Que Viva Mexico! ultimately aims at transcending the limited categories of “masculine” and “feminine” by exposing how the experience of ecstasy allows all individuals to move beyond their gendered, racial, and socio-economic limits. Ecstasy is a moment when the self is no longer divided from its surroundings. It is not, however, simply the incorporation of the external into one’s “I” but a dissolution of the self into its surroundings, what Kaja Silverman deems “excorporative.” As many Eisenstein scholars have noted, Eisenstein primarily viewed ecstasy in religious terms, “like the saint’s loss of self in the Other.” Individual control no longer exists, as the experience becomes totalistic, fusing consciousness with processes that exceed and determine the ego’s gendered, racial, and socio-economic limits.
The fiesta, for Que Viva Mexico!, becomes an important site where people as a whole can temporarily gain access to ecstasy, which is why the film ends with the Day of the Dead. The holiday highlights the Mexican “vacillada”—where the ridiculous and the sublime, the masculine and the feminine, the spiritual and the animal intermix. By challenging the categories and logic of patriarchal, capitalist Mexican society, Day of the Dead provides the potential to access collective ecstasy, where people can re-envision society as a totalistic whole and where more equitable and pleasurable structures can be established out of the exploitation of the present. Octavio Paz has most clearly noted the revolutionary potential of Day of the Dead in The Labyrinth of Solitude when stating,
“It is … a sudden immersion in the formless, in pure being. By means of the fiesta society frees itself from the norms it has established. It ridicules its gods, its principles, and its laws: it denies its own self.”

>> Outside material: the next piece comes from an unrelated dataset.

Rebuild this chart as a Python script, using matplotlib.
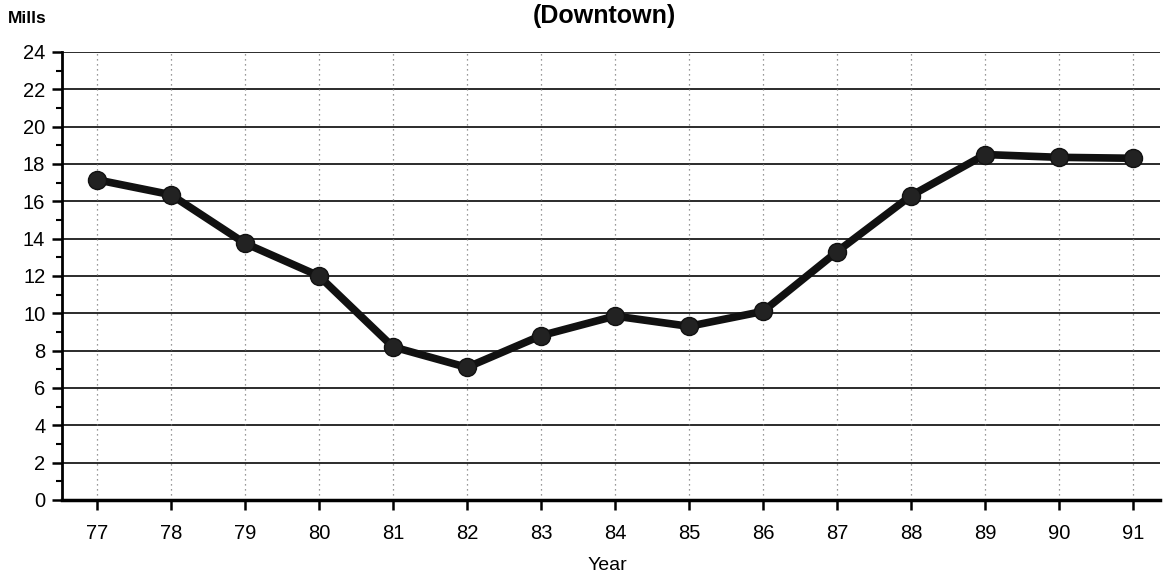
import matplotlib
matplotlib.use("Agg")
import matplotlib.pyplot as plt
from matplotlib.ticker import MultipleLocator

years = [77, 78, 79, 80, 81, 82, 83, 84, 85, 86, 87, 88, 89, 90, 91]
mills = [17.15, 16.35, 13.75, 12.0, 8.2, 7.1, 8.8, 9.85, 9.3, 10.1, 13.3, 16.3, 18.5, 18.35, 18.3]
year_labels = [str(y) for y in years]

plt.rcParams['font.family'] = ['Liberation Sans', 'DejaVu Sans']

fig = plt.figure(figsize=(11.63, 5.76), dpi=100)
ax = fig.add_axes([0.0533, 0.132, 0.944, 0.778])

ax.plot(years, mills, color='#111111', lw=5.5, marker='o', ms=13,
        markerfacecolor='#222222', markeredgecolor='#111111', zorder=5)

ax.set_xlim(76.53, 91.36)
ax.set_ylim(0, 24)
ax.set_xticks(years)
ax.set_xticklabels(year_labels)
ax.yaxis.set_major_locator(MultipleLocator(2))
ax.yaxis.set_minor_locator(MultipleLocator(1))

for y in range(2, 25, 2):
    ax.axhline(y, color='#1a1a1a', lw=1.3, zorder=1)
for x in years:
    ax.axvline(x, color='#777777', lw=0.9, ls=(0, (1, 3)), zorder=1)

for s in ['top', 'right']:
    ax.spines[s].set_visible(False)
ax.spines['left'].set_linewidth(2)
ax.spines['bottom'].set_linewidth(2.5)
ax.tick_params(axis='both', which='major', direction='out', length=7, width=1.8,
               labelsize=14.5, colors='black')
ax.tick_params(axis='y', which='minor', direction='out', length=4, width=1.5)
ax.tick_params(axis='x', pad=10)
ax.tick_params(axis='y', pad=5)

fig.text(0.52, 0.972, '(Downtown)', ha='center', va='center', fontsize=18, fontweight='bold')
fig.text(0.007, 0.968, 'Mills', ha='left', va='center', fontsize=12.5, fontweight='bold')
fig.text(0.522, 0.018, 'Year', ha='center', va='center', fontsize=14)

fig.savefig('out.png', dpi=100)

In Que Viva Mexico!, Day of the Dead reveals how revolutionary potential lurks in the present moment—within every sugar skull, at the bottom of every cup of pulque, in between every musical chord. Although the conflation of the “masculine” and the “feminine” seen in “Soldadera” is still far from the transcendence of such categories, the episode indicates a desire to move towards a better, more equitable future. What exactly this future will look like is not entirely certain, but the film suggests that it most definitely will not resemble those class and gender positions that constituted the bulk of “Maguey.”
As we can see from my close analysis of Que Viva Mexico!, U.S. Left film critics were correct in asserting the importance of montage in their columns since it did indeed offer a more complex and radical structure for Eisenstein’s film than Hollywood continuity editing could provide. As stated before, when Upton Sinclair and Sol Lesser released Thunder Over Mexico, Left film critics denounced it as reducing the complexity of the original film into “a single unconnected romantic story” by making “Maguey” into Thunder Over Mexico’s central focus rather than having it be only one of six episodes as Eisenstein intended. Although “Maguey” is a pivotal episode in Que Viva Mexico! in that it suggests the emergence of revolutionary perception and consciousness, it is still only a brief episode in the overall film. Thunder, therefore, tends to over-individuate the episode into a melodramatic structure between “good” peons and a “bad” hacendado without accounting for the wider socio-historical processes that led to the forms of exploitation that we witness. And in regards to gender issues, the male gaze that Que Viva Mexico! represents and questions is no longer understood within Thunder as historically class-contingent, but it is established as a transhistorical gendered norm. Because alternative socio-economic structures and looking-relations are not addressed (as the episodes of “Sanduga” and “Soldadera” would have done), the masculine gaze is unproblematically naturalized.